Obama aides deflected questions about whether the 42-page report amounted to a “prebuttal,” designed to deflect criticism of the coming curb on carbon emissions.

“We already regulate arsenic, mercury, lead — now it’s time to reduce the carbon pollution that’s causing global warming and is causing damage to our economy,” Podesta said.

While the report lauds the economic benefits from record U.S. oil production, it makes no mention of energy controversies. It’s silent on the Keystone XL pipeline, which remains in an indefinite delay but is proposed to take oil extracted from western Canada tar sands to U.S. Gulf Coast refineries. There’s also no mention of the massive increase in transport of U.S. crude oil by rail, which has led to numerous derailments and fires. And there was nothing in the report on the question of allowing the growing supply of U.S.-produced oil to be exported.

The White House report came on the same day that respected oil historian Daniel Yergin released a report, paid for by large players in the oil sector, arguing that ending the 1970s-era ban on exporting U.S. oil would spur growth and yield lower gasoline prices.

Also Thursday, the Department of Energy issued a new proposal to revise the process by which it authorizes the exports of liquefied natural gas. Just a few years ago, the United States was building terminals to import LNG, but now the new domestic gas production has created a push to export it.

This year’s unusually harsh winter caused home heating prices to spike. That’s raised worries that exporting domestic natural gas could lead to tight supplies in cold weather, driving up prices for consumers and businesses.

Some U.S. manufacturers benefit from cheap and plentiful natural gas and have banded together in a coalition called America’s Energy Advantage.
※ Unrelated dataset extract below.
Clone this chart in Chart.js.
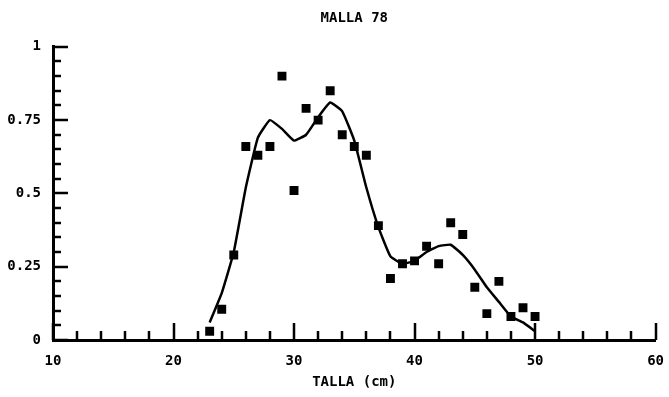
<!DOCTYPE html>
<html>
<head>
<meta charset="utf-8">
<script src="https://cdn.jsdelivr.net/npm/chart.js@4"></script>
<style>
  html, body { margin: 0; padding: 0; background: #fff; }
  #wrap { width: 669px; height: 397px; }
</style>
</head>
<body>
<div id="wrap"><canvas id="grafico"></canvas></div>
<script>
// Talla (cm) de cada clase
const tallas = [23, 24, 25, 26, 27, 28, 29, 30, 31, 32, 33, 34, 35, 36,
                37, 38, 39, 40, 41, 42, 43, 44, 45, 46, 47, 48, 49, 50];
// Proporcion observada por clase
const observado = [0.03, 0.105, 0.29, 0.66, 0.63, 0.66, 0.90, 0.51, 0.79, 0.75, 0.85, 0.70, 0.66, 0.63,
                   0.39, 0.21, 0.26, 0.27, 0.32, 0.26, 0.40, 0.36, 0.18, 0.09, 0.20, 0.08, 0.11, 0.08];
// Curva ajustada
const ajuste = [0.06, 0.16, 0.30, 0.52, 0.69, 0.75, 0.72, 0.68, 0.70, 0.76, 0.81, 0.78, 0.68, 0.52,
                0.385, 0.285, 0.26, 0.27, 0.30, 0.32, 0.325, 0.29, 0.24, 0.18, 0.13, 0.08, 0.06, 0.03];

const ejeX = { min: 10, max: 60, paso: 2, mayor: 10 };
const ejeY = { min: 0, max: 1, paso: 0.05, mayor: 0.25 };

const fuente = { family: "'DejaVu Sans Mono', monospace", size: 14, weight: 'bold' };

function esMayor(v, cada) {
  const r = v / cada;
  return Math.abs(r - Math.round(r)) < 1e-6;
}

// marcas de escala hacia dentro del grafico
const marcasInternas = {
  id: 'marcasInternas',
  afterDraw(chart) {
    const ctx = chart.ctx;
    const sx = chart.scales.x, sy = chart.scales.y;
    ctx.save();
    ctx.strokeStyle = '#000';
    ctx.lineWidth = 2.5;
    ctx.beginPath();
    for (let v = ejeX.min; v <= ejeX.max + 1e-6; v += ejeX.paso) {
      const px = Math.round(sx.getPixelForValue(v));
      const largo = esMayor(v, ejeX.mayor) ? 17 : 9;
      ctx.moveTo(px, sy.bottom);
      ctx.lineTo(px, sy.bottom - largo);
    }
    for (let v = ejeY.min; v <= ejeY.max + 1e-6; v += ejeY.paso) {
      const py = Math.round(sy.getPixelForValue(v));
      const largo = esMayor(v, ejeY.mayor) ? 15 : 8;
      ctx.moveTo(sx.left, py);
      ctx.lineTo(sx.left + largo, py);
    }
    ctx.stroke();
    ctx.restore();
  }
};

const ctx = document.getElementById('grafico').getContext('2d');
new Chart(ctx, {
  type: 'scatter',
  data: {
    datasets: [{
      label: 'Ajuste',
      data: tallas.map((t, i) => ({ x: t, y: ajuste[i] })),
      showLine: true,
      borderColor: '#000',
      borderWidth: 2.5,
      pointRadius: 0,
      tension: 0.12,
      order: 2
    }, {
      label: 'Observado',
      data: tallas.map((t, i) => ({ x: t, y: observado[i] })),
      pointStyle: 'rect',
      pointRadius: 6.3,
      backgroundColor: '#000',
      borderColor: '#000',
      borderWidth: 0,
      order: 1
    }]
  },
  options: {
    responsive: true,
    maintainAspectRatio: false,
    animation: false,
    layout: { padding: { left: 0, right: 4, top: 0, bottom: 0 } },
    plugins: {
      legend: { display: false },
      tooltip: { enabled: false },
      title: {
        display: true,
        fullSize: false,
        text: 'MALLA 78',
        color: '#000',
        font: fuente,
        padding: { top: 10, bottom: 20 }
      }
    },
    scales: {
      x: {
        type: 'linear',
        min: ejeX.min,
        max: ejeX.max,
        grid: { display: false },
        border: { display: true, color: '#000', width: 3 },
        ticks: {
          stepSize: ejeX.paso,
          autoSkip: false,
          maxRotation: 0,
          color: '#000',
          font: fuente,
          padding: 5,
          callback: v => esMayor(v, ejeX.mayor) ? String(v) : ''
        },
        title: {
          display: true,
          text: 'TALLA (cm)',
          color: '#000',
          font: fuente,
          padding: { top: 4, bottom: 6 }
        },
        afterFit(scale) { scale.height = 57; }
      },
      y: {
        type: 'linear',
        min: ejeY.min,
        max: ejeY.max,
        grid: { display: false },
        border: { display: true, color: '#000', width: 3 },
        ticks: {
          stepSize: ejeY.paso,
          autoSkip: false,
          color: '#000',
          font: fuente,
          padding: 4,
          callback: v => esMayor(v, ejeY.mayor) ? String(Math.round(v * 100) / 100) : ''
        },
        afterFit(scale) { scale.width = 53; }
      }
    }
  },
  plugins: [marcasInternas]
});
</script>
</body>
</html>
It seeks to limit liquefied natural gas exports to countries that have a free-trade agreement with the United States.

For environmental groups, the export question adds insult to injury.

“The problem with ‘all of the above’ is it grants the opportunity to distribute our fossil fuels and carbon pollution to the rest of the world,” said Pica, saying the president can’t crack down on emissions and champion production. “They’re just incompatible.”